» **Source excerpt**
──────────

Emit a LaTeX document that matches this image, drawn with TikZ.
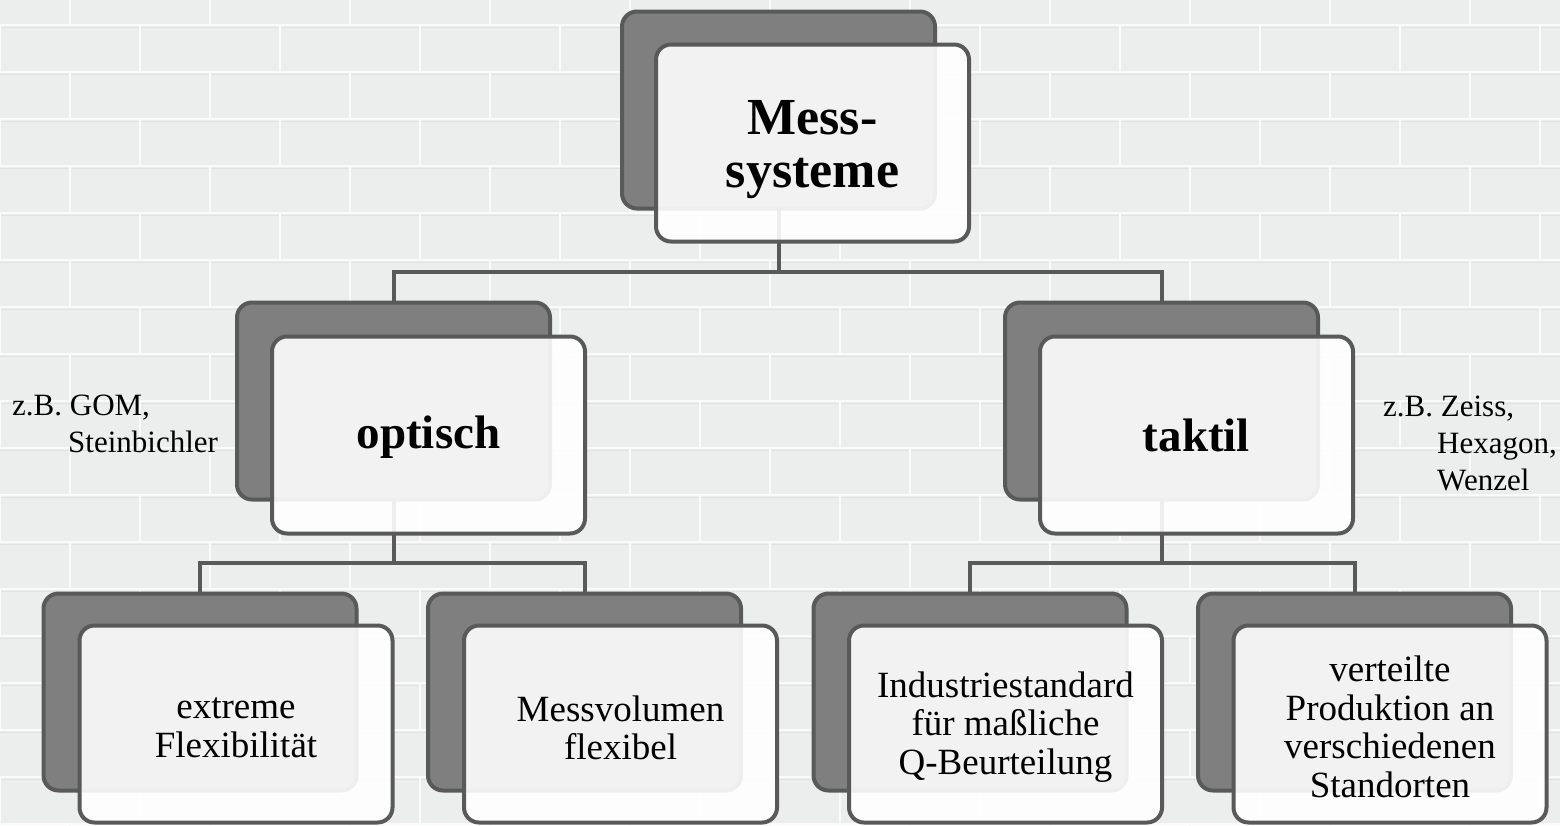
\documentclass[tikz,border=0pt]{standalone}
\usepackage{fontspec}
\setmainfont{Liberation Serif}
\usetikzlibrary{calc}
\definecolor{edge}{HTML}{595959}
\definecolor{backfill}{HTML}{7F7F7F}
\definecolor{wall}{HTML}{ECEEEE}
\definecolor{mortar}{HTML}{FAFAFA}
\definecolor{shade}{HTML}{E0E2E2}
\pgfdeclarelayer{bg}
\pgfsetlayers{bg,main}
\tikzset{
  backbox/.style={draw=edge, fill=backfill, line width=4pt, rounded corners=15pt,
    minimum width=313pt, minimum height=197pt, inner sep=0pt},
  frontbox/.style={draw=edge, fill=white, fill opacity=0.9,
    line width=4pt, rounded corners=15pt, minimum width=313pt, minimum height=197pt,
    inner sep=0pt},
  boxtext/.style={inner sep=0pt, align=center, text=black},
  conn/.style={draw=edge, line width=4pt},
  sidelbl/.style={inner sep=0pt, align=left, font=\fontsize{31pt}{37pt}\selectfont},
  bigtxt/.style={boxtext, font=\fontsize{52pt}{53pt}\selectfont\bfseries},
  midtxt/.style={boxtext, font=\fontsize{47pt}{50pt}\selectfont\bfseries},
  smalltxt/.style={boxtext, font=\fontsize{37pt}{38.5pt}\selectfont},
  mortarline/.style={draw=mortar, line width=2.5pt},
  shadeline/.style={draw=shade, line width=1pt},
}
\begin{document}
\begin{tikzpicture}[x=1pt,y=-1pt]
\useasboundingbox (0,0) rectangle (1560,825);

% top
\node[backbox] (tB) at (778.5,110) {};
\node[frontbox] (tF) at (812.5,143) {};
\node[bigtxt] (tT) at ($(tF.center)+(0,7)$) {Mess-\\systeme};

% middle
\node[backbox] (oB) at (393.5,401) {};
\node[frontbox] (oF) at (428.5,435) {};
\node[midtxt] (oT) at ($(oF.center)+(0,2)$) {optisch};
\node[backbox] (kB) at (1161.5,401) {};
\node[frontbox] (kF) at (1196.5,435) {};
\node[midtxt] (kT) at ($(kF.center)+(0,0)$) {taktil};

% bottom
\node[backbox] (aB) at (200,692) {};
\node[frontbox] (aF) at (236,724) {};
\node[smalltxt] (aT) at ($(aF.center)+(0,4)$) {extreme\\Flexibilität};
\node[backbox] (bB) at (584.5,692) {};
\node[frontbox] (bF) at (620.5,724) {};
\node[smalltxt] (bT) at ($(bF.center)+(0,4)$) {Messvolumen\\flexibel};
\node[backbox] (cB) at (970,692) {};
\node[frontbox] (cF) at (1005.5,724) {};
\node[smalltxt] (cT) at ($(cF.center)+(0,3)$) {Industriestandard\\für maßliche\\Q-Beurteilung};
\node[backbox] (dB) at (1354.5,692) {};
\node[frontbox] (dF) at (1390,724) {};
\node[smalltxt] (dT) at ($(dF.center)+(0,3)$) {verteilte\\Produktion an\\verschiedenen\\Standorten};

% side labels
\node[sidelbl, anchor=north west] (sl) at (12,395) {z.B. GOM,\\\hspace*{56pt}Steinbichler};
\node[sidelbl, anchor=north west] (sr) at (1383,396) {z.B. Zeiss,\\\hspace*{54pt}Hexagon,\\\hspace*{54pt}Wenzel};

\begin{pgfonlayer}{bg}
  \fill[wall] (0,0) rectangle (1560,825);
  \begin{scope}
    \clip (0,0) rectangle (1560,825);
    \foreach \r in {-1,...,17}{
      \pgfmathsetmacro{\ya}{25+47*\r}
      \pgfmathsetmacro{\yb}{\ya+47}
      \pgfmathsetmacro{\off}{mod(\r+2,2)*70}
      \draw[shadeline] (0,\ya+2.5) -- (1560,\ya+2.5);
      \draw[mortarline] (0,\ya) -- (1560,\ya);
      \foreach \k in {-1,...,11}{
        \draw[mortarline] ({\off+140*\k},\ya) -- ({\off+140*\k},\yb);
      }
    }
  \end{scope}
  \coordinate (j0) at (778.5,272);
  \coordinate (j1) at (393.5,563);
  \coordinate (j2) at (1161.5,563);
  \draw[conn] (tB.center) -- (tB.center |- j0) -| (oB.north);
  \draw[conn] (tB.center |- j0) -| (kB.north);
  \draw[conn] (oB.center) -- (oB.center |- j1) -| (aB.north);
  \draw[conn] (oB.center |- j1) -| (bB.north);
  \draw[conn] (kB.center) -- (kB.center |- j2) -| (cB.north);
  \draw[conn] (kB.center |- j2) -| (dB.north);
\end{pgfonlayer}
\end{tikzpicture}
\end{document}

──────────

» **Instruction**
What is needed is an exact reproduction of the data, pictures excluded.

» **Result**
Emit a LaTeX document that matches this image, drawn with TikZ.
\documentclass[tikz,border=0pt]{standalone}
\usepackage{fontspec}
\setmainfont{Liberation Serif}
\usetikzlibrary{calc}
\definecolor{edge}{HTML}{595959}
\definecolor{backfill}{HTML}{7F7F7F}
\definecolor{wall}{HTML}{ECEEEE}
\definecolor{mortar}{HTML}{FAFAFA}
\definecolor{shade}{HTML}{E0E2E2}
\pgfdeclarelayer{bg}
\pgfsetlayers{bg,main}
\tikzset{
  backbox/.style={draw=edge, fill=backfill, line width=4pt, rounded corners=15pt,
    minimum width=313pt, minimum height=197pt, inner sep=0pt},
  frontbox/.style={draw=edge, fill=white, fill opacity=0.9,
    line width=4pt, rounded corners=15pt, minimum width=313pt, minimum height=197pt,
    inner sep=0pt},
  boxtext/.style={inner sep=0pt, align=center, text=black},
  conn/.style={draw=edge, line width=4pt},
  sidelbl/.style={inner sep=0pt, align=left, font=\fontsize{31pt}{37pt}\selectfont},
  bigtxt/.style={boxtext, font=\fontsize{52pt}{53pt}\selectfont\bfseries},
  midtxt/.style={boxtext, font=\fontsize{47pt}{50pt}\selectfont\bfseries},
  smalltxt/.style={boxtext, font=\fontsize{37pt}{38.5pt}\selectfont},
  mortarline/.style={draw=mortar, line width=2.5pt},
  shadeline/.style={draw=shade, line width=1pt},
}
\begin{document}
\begin{tikzpicture}[x=1pt,y=-1pt]
\useasboundingbox (0,0) rectangle (1560,825);

% top
\node[backbox] (tB) at (778.5,110) {};
\node[frontbox] (tF) at (812.5,143) {};
\node[bigtxt] (tT) at ($(tF.center)+(0,7)$) {Mess-\\systeme};

% middle
\node[backbox] (oB) at (393.5,401) {};
\node[frontbox] (oF) at (428.5,435) {};
\node[midtxt] (oT) at ($(oF.center)+(0,2)$) {optisch};
\node[backbox] (kB) at (1161.5,401) {};
\node[frontbox] (kF) at (1196.5,435) {};
\node[midtxt] (kT) at ($(kF.center)+(0,0)$) {taktil};

% bottom
\node[backbox] (aB) at (200,692) {};
\node[frontbox] (aF) at (236,724) {};
\node[smalltxt] (aT) at ($(aF.center)+(0,4)$) {extreme\\Flexibilität};
\node[backbox] (bB) at (584.5,692) {};
\node[frontbox] (bF) at (620.5,724) {};
\node[smalltxt] (bT) at ($(bF.center)+(0,4)$) {Messvolumen\\flexibel};
\node[backbox] (cB) at (970,692) {};
\node[frontbox] (cF) at (1005.5,724) {};
\node[smalltxt] (cT) at ($(cF.center)+(0,3)$) {Industriestandard\\für maßliche\\Q-Beurteilung};
\node[backbox] (dB) at (1354.5,692) {};
\node[frontbox] (dF) at (1390,724) {};
\node[smalltxt] (dT) at ($(dF.center)+(0,3)$) {verteilte\\Produktion an\\verschiedenen\\Standorten};

% side labels
\node[sidelbl, anchor=north west] (sl) at (12,395) {z.B. GOM,\\\hspace*{56pt}Steinbichler};
\node[sidelbl, anchor=north west] (sr) at (1383,396) {z.B. Zeiss,\\\hspace*{54pt}Hexagon,\\\hspace*{54pt}Wenzel};

\begin{pgfonlayer}{bg}
  \fill[wall] (0,0) rectangle (1560,825);
  \begin{scope}
    \clip (0,0) rectangle (1560,825);
    \foreach \r in {-1,...,17}{
      \pgfmathsetmacro{\ya}{25+47*\r}
      \pgfmathsetmacro{\yb}{\ya+47}
      \pgfmathsetmacro{\off}{mod(\r+2,2)*70}
      \draw[shadeline] (0,\ya+2.5) -- (1560,\ya+2.5);
      \draw[mortarline] (0,\ya) -- (1560,\ya);
      \foreach \k in {-1,...,11}{
        \draw[mortarline] ({\off+140*\k},\ya) -- ({\off+140*\k},\yb);
      }
    }
  \end{scope}
  \coordinate (j0) at (778.5,272);
  \coordinate (j1) at (393.5,563);
  \coordinate (j2) at (1161.5,563);
  \draw[conn] (tB.center) -- (tB.center |- j0) -| (oB.north);
  \draw[conn] (tB.center |- j0) -| (kB.north);
  \draw[conn] (oB.center) -- (oB.center |- j1) -| (aB.north);
  \draw[conn] (oB.center |- j1) -| (bB.north);
  \draw[conn] (kB.center) -- (kB.center |- j2) -| (cB.north);
  \draw[conn] (kB.center |- j2) -| (dB.north);
\end{pgfonlayer}
\end{tikzpicture}
\end{document}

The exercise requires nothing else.